My fiancee and I love to cook. We love cookbooks, but often find that they are useless in today's internet world where all the recipe sites exist. Mastering the Art of French Cooking is a classic, which is not just a list of recipes (as I have found many other "cookbooks") but something more. I want to buy it for her--but the problem is that we keep a kosher kitchen, i.e. we don't mix meat and milk. Child is notorious for her ubiquitous use of butter and cream. Is this book useful in a kosher kitchen, or is it pointless since all of the recipes will call for mixing milk & meat? I have a sense that for many of the recipes, you can simply cut out the butter, but isn't the point of having a recipe to follow it?

  • I'm voting to close this question as off-topic because it is about judging whether religious restrictions apply to a specific dish
    – rumtscho
    Mar 27, 2016 at 13:39

7 Answers 7


I think you should take it out from your public library and take a good in depth look at it. This way you don't have to buy it and you can look at all the recipes. If you see enough recipes in there that you don't have to change, or just have to change minimally, then you can justify buying it. If your library doesn't carry it you could either get an interlibrary loan from another library somewhere else or you can always request if from them. Most libraries are really good about buying books (cds, dvds, etc).


Unless you're the type that has to follow a recipe to the letter, then buy the book. We keep a kosher kitchen, and we get ideas from "trayf" cookbooks all the time.


One of the things I like about Mastering the Art of French Cooking is that the recipes go into great detail about how to do things. For example, Julia Child's recipe for roasted chicken does use butter (for which, of course, you can substitute pareve margarine for a slight change in taste), but it is also 3 pages long and includes suggestions for side dishes, wine recommendations, and instructions for how to make a sauce from the pan juices. Just reading the recipe taught me a lot about the whole philosophy about eating in the French style -- it's not a recipe just for chicken, but it's a whole meal thought of as one unit.

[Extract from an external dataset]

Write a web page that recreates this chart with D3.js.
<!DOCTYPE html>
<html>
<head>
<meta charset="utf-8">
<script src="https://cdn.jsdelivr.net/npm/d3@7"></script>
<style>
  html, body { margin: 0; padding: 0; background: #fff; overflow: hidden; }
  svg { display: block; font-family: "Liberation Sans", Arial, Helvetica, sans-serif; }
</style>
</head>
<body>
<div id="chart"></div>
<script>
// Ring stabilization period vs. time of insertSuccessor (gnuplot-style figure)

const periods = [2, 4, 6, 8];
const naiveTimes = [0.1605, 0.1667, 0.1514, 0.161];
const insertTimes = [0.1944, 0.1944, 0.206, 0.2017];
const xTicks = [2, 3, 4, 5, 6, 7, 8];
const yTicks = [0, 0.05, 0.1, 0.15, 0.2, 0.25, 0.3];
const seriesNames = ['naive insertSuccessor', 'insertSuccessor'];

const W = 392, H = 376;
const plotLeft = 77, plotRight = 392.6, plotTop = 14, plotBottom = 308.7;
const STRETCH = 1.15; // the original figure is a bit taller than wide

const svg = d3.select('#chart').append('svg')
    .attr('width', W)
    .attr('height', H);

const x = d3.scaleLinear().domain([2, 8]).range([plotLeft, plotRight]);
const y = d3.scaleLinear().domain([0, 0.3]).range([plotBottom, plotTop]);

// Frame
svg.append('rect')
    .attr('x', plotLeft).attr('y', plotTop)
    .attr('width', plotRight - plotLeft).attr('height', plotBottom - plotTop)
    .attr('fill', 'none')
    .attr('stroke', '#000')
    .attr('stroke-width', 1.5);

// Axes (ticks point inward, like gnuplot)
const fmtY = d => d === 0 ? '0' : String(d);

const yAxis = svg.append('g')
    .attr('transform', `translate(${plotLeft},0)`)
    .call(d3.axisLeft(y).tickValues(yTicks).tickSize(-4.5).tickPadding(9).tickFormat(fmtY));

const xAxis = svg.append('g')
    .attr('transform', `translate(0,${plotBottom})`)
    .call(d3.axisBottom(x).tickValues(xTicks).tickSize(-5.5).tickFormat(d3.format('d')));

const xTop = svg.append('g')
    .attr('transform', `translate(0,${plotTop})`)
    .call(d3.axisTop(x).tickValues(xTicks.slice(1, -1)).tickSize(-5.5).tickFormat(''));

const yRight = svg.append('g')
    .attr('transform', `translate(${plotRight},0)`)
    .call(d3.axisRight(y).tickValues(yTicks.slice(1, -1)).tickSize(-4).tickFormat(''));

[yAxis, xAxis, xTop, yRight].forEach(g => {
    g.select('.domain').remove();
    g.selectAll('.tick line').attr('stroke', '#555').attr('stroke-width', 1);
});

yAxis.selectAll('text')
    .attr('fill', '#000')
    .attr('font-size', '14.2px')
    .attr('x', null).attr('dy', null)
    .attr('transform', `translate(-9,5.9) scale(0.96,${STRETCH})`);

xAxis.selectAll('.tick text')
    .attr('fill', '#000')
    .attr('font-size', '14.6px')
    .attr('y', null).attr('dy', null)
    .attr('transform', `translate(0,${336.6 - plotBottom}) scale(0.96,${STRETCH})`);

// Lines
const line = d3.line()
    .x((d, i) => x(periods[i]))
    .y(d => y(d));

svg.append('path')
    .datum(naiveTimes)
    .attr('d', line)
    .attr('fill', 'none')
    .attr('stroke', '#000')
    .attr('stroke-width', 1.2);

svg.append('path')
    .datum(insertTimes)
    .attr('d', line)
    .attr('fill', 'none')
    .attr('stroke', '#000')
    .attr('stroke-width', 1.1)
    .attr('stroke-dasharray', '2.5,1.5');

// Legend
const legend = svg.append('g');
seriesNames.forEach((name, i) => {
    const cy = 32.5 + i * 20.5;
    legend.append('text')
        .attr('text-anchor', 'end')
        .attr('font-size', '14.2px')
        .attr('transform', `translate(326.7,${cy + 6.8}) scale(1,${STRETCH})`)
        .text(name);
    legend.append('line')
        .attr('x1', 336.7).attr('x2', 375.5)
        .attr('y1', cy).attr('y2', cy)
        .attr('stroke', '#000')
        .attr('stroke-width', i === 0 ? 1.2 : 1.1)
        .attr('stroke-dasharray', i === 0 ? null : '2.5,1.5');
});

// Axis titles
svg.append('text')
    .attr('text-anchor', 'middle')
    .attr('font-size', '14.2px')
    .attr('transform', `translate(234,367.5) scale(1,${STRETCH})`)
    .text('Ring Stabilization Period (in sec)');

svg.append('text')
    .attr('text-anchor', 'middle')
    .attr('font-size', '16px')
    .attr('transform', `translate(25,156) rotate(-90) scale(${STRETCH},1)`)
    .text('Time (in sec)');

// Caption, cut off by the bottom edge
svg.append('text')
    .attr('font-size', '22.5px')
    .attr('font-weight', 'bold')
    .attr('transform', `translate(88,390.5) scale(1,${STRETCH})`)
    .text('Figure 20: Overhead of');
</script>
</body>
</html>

It's also fascinating because the vegetable recipes are for the most part cooked for much longer than currently suggested and cooked with lots of butter and cream.

I'll tell you that I don't use the cookbook as often as some of my others. (And I also keep a kosher kitchen.) But I love reading it to get ideas for meals and for preparation. And as Janelle pointed out, you can substitute for a lot of the dishes. In fact, margarine and fake cream (soy or whatever) will serve in the majority of dishes that don't contain pork or shellfish. And the majority of vegetable and fish dishes will do just fine as is for a dairy meal.

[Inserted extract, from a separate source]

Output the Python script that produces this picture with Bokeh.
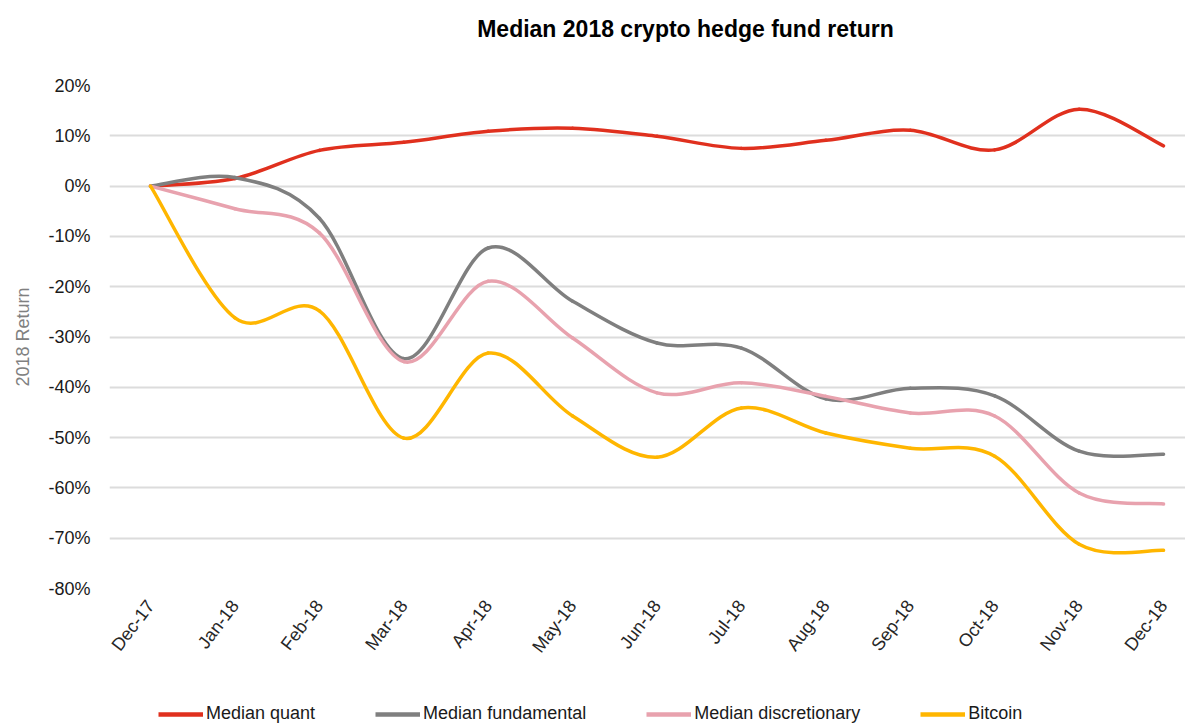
from bokeh.plotting import figure
from bokeh.layouts import column
from bokeh.models import (Range1d, FixedTicker, Legend, LegendItem, Label,
                          ColumnDataSource)
from bokeh.embed import file_html
from bokeh.resources import INLINE

# ---------------- data ----------------
months = ["Dec-17", "Jan-18", "Feb-18", "Mar-18", "Apr-18", "May-18", "Jun-18",
          "Jul-18", "Aug-18", "Sep-18", "Oct-18", "Nov-18", "Dec-18"]
median_quant = [0, 1.5, 7.1, 8.7, 10.9, 11.5, 9.9, 7.5, 9.1, 11.1, 7.2, 15.3, 8.0]
median_fundamental = [0, 1.7, -6.4, -34.3, -12.3, -22.9, -31.2, -32.2, -42.3, -40.2, -41.7, -52.7, -53.3]
median_discretionary = [0, -4.5, -9.3, -34.9, -18.9, -30.2, -41.1, -39.1, -41.8, -45.1, -45.7, -61.0, -63.2]
bitcoin = [0, -26.2, -24.8, -50.1, -33.2, -45.7, -53.9, -44.1, -49.1, -52.1, -53.7, -71.2, -72.4]
y_ticks = [-80, -70, -60, -50, -40, -30, -20, -10, 0, 10, 20]

series = [
    ("Median quant", median_quant, "#E0301E"),
    ("Median fundamental", median_fundamental, "#7F7F7F"),
    ("Median discretionary", median_discretionary, "#E8A2AE"),
    ("Bitcoin", bitcoin, "#FFB600"),
]

FONT = "Liberation Sans"
W = 1185

# ---------------- title strip ----------------
tf = figure(width=W, height=57, output_backend="svg", toolbar_location=None,
            x_axis_type=None, y_axis_type=None, min_border=0,
            x_range=Range1d(0, 1), y_range=Range1d(0, 1))
tf.outline_line_color = None
tf.border_fill_color = "white"
tf.add_layout(Label(x=576, y=29, x_units="screen", y_units="screen",
                    text="Median 2018 crypto hedge fund return",
                    text_font=FONT, text_font_size="23px",
                    text_font_style="bold", text_color="#000000",
                    text_align="center", text_baseline="middle"))

# ---------------- main figure ----------------
p = figure(width=W, height=647, output_backend="svg", toolbar_location=None,
           x_range=Range1d(-0.486, 12.26), y_range=Range1d(-80, 20),
           min_border_left=109, min_border_right=0, min_border_top=28,
           min_border_bottom=116)
p.outline_line_color = None
p.background_fill_color = "white"
p.border_fill_color = "white"

p.xaxis.ticker = FixedTicker(ticks=list(range(len(months))))
p.xaxis.major_label_overrides = {i: m for i, m in enumerate(months)}
p.xaxis.major_label_orientation = 0.92
p.xaxis.major_label_text_font = FONT
p.xaxis.major_label_text_font_size = "18px"
p.xaxis.major_label_text_color = "#262626"
p.xaxis.major_label_standoff = 8
p.xaxis.axis_line_color = None
p.xaxis.major_tick_line_color = None
p.xaxis.minor_tick_line_color = None

p.yaxis.ticker = FixedTicker(ticks=y_ticks)
p.yaxis.major_label_overrides = {t: f"{t}%" for t in y_ticks}
p.yaxis.major_label_text_font = FONT
p.yaxis.major_label_text_font_size = "18px"
p.yaxis.major_label_text_color = "#1a1a1a"
p.yaxis.major_label_standoff = 13
p.yaxis.axis_line_color = None
p.yaxis.major_tick_line_color = None
p.yaxis.minor_tick_line_color = None
p.yaxis.axis_label = "2018 Return"
p.yaxis.axis_label_text_font = FONT
p.yaxis.axis_label_text_font_size = "18px"
p.yaxis.axis_label_text_font_style = "normal"
p.yaxis.axis_label_text_color = "#808080"
p.yaxis.axis_label_standoff = 12

p.xgrid.grid_line_color = None
p.ygrid.grid_line_color = "#dcdcdc"
p.ygrid.grid_line_width = 2

# ---------------- legend strip ----------------
lf = figure(width=W, height=20, output_backend="svg", toolbar_location=None,
            x_axis_type=None, y_axis_type=None, min_border=0,
            x_range=Range1d(0, 1), y_range=Range1d(1000, 1001))
lf.outline_line_color = None
lf.border_fill_color = "white"

# ---------------- smooth curves (Catmull-Rom -> cubic Bezier) ----------------
items = []
for name, vals, color in series:
    n = len(vals)
    xs = list(range(n))
    x0, y0, x1, y1, cx0, cy0, cx1, cy1 = [], [], [], [], [], [], [], []
    for i in range(n - 1):
        im1 = max(i - 1, 0)
        ip2 = min(i + 2, n - 1)
        x0.append(xs[i]); y0.append(vals[i])
        x1.append(xs[i + 1]); y1.append(vals[i + 1])
        cx0.append(xs[i] + (xs[i + 1] - xs[im1]) / 6.0)
        cy0.append(vals[i] + (vals[i + 1] - vals[im1]) / 6.0)
        cx1.append(xs[i + 1] - (xs[ip2] - xs[i]) / 6.0)
        cy1.append(vals[i + 1] - (vals[ip2] - vals[i]) / 6.0)
    src = ColumnDataSource(dict(x0=x0, y0=y0, x1=x1, y1=y1,
                                cx0=cx0, cy0=cy0, cx1=cx1, cy1=cy1))
    p.bezier(x0="x0", y0="y0", x1="x1", y1="y1", cx0="cx0", cy0="cy0",
             cx1="cx1", cy1="cy1", source=src, line_color=color,
             line_width=3.5, line_cap="round")
    # legend proxy: same series in the legend strip, outside its visible range
    r = lf.line(x=xs, y=vals, line_color=color, line_width=4.5)
    items.append(LegendItem(label=name, renderers=[r]))

legend = Legend(items=items, orientation="horizontal", location=(49, 0),
                padding=0, margin=0, border_line_color=None,
                background_fill_alpha=0, label_text_font=FONT,
                label_text_font_size="18px", label_text_color="#1a1a1a",
                glyph_width=45, glyph_height=20, label_height=20,
                label_standoff=3, spacing=60)
lf.add_layout(legend, "center")

layout = column(tf, p, lf, spacing=0)
open("out.html", "w").write(file_html(layout, INLINE))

It might be usable, but probably not worth purchasing. My recommendation would be to look at a book index.

In addition to all the butter substitution, which will not work with all recipes, there are also shellfish recipes, such as lobster thermidor which will be useless to you. The dessert recipes are probably all usable, but I'm not sure if its worth it. I guess it depends on your fiancée, I would be frustrated by a bunch of recipes I could never use.

  • As the above recipe mentioned, I know that there are a lot of good recipes which I won't use, i.e. shellfish. But that doesn't mean that I can't adapt them or adjust them to my needs.
    – Jason
    Aug 11, 2010 at 15:37

I think it would still be very useful. I'm vegetarian, so you can imagine what a high percentage of Mastering the Art is recipes that I can't directly use. But what I've learned about technique from that book is priceless.

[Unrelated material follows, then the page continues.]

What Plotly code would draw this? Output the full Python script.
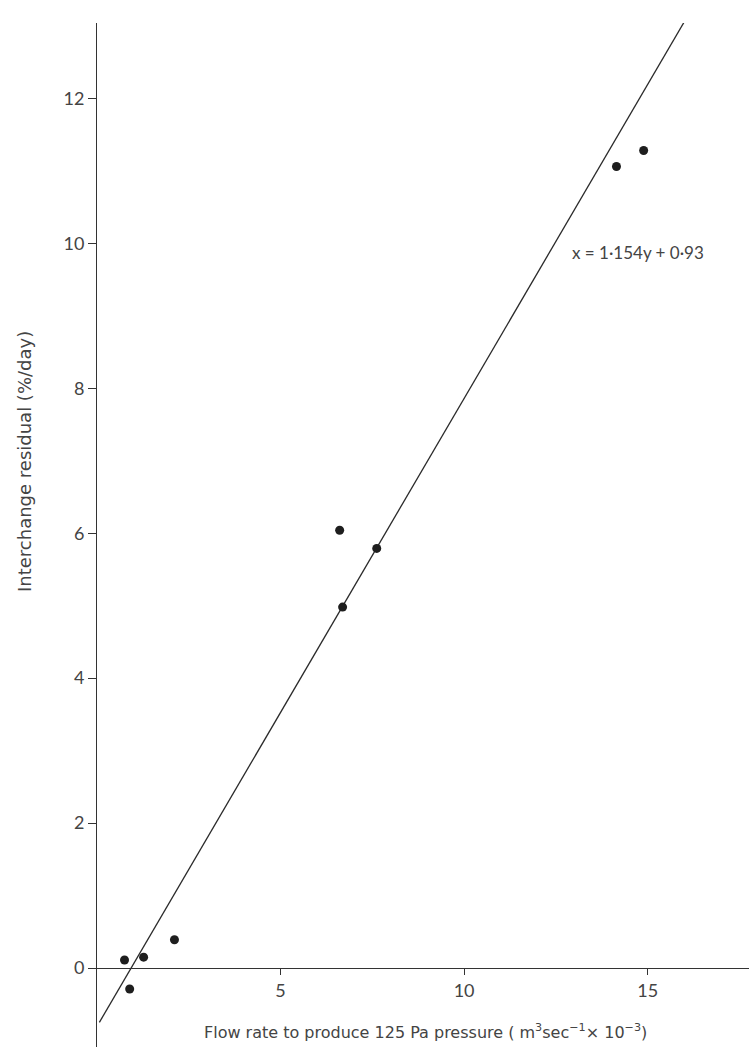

I also keep a kosher kitchen and love my copies of "The Joy of Cooking" and "Mastering the Art of French Cooking." There are substitutions for many of the ingredients (Krab instead of Crab, soy meat replacement), the recipes and the techniques are wonderful.


I'm not a Jew and I don't practice kosher. I have a rough knowledge on kosher as "don't cook/eat meat and milk (dairy products) together" or "don't eat pork". I also know that Kosher is a much broader concept, not limited with those two bans. French cuisine, as a whole, is obviously not kosher in any means, even by the most limited definitions of "Kosher" and "French Cuisine". So, Mastering the Art of French Cooking is not a book written for kosher practice. Modifications is up to your beliefs, up to the level you practice kosher, I suppose.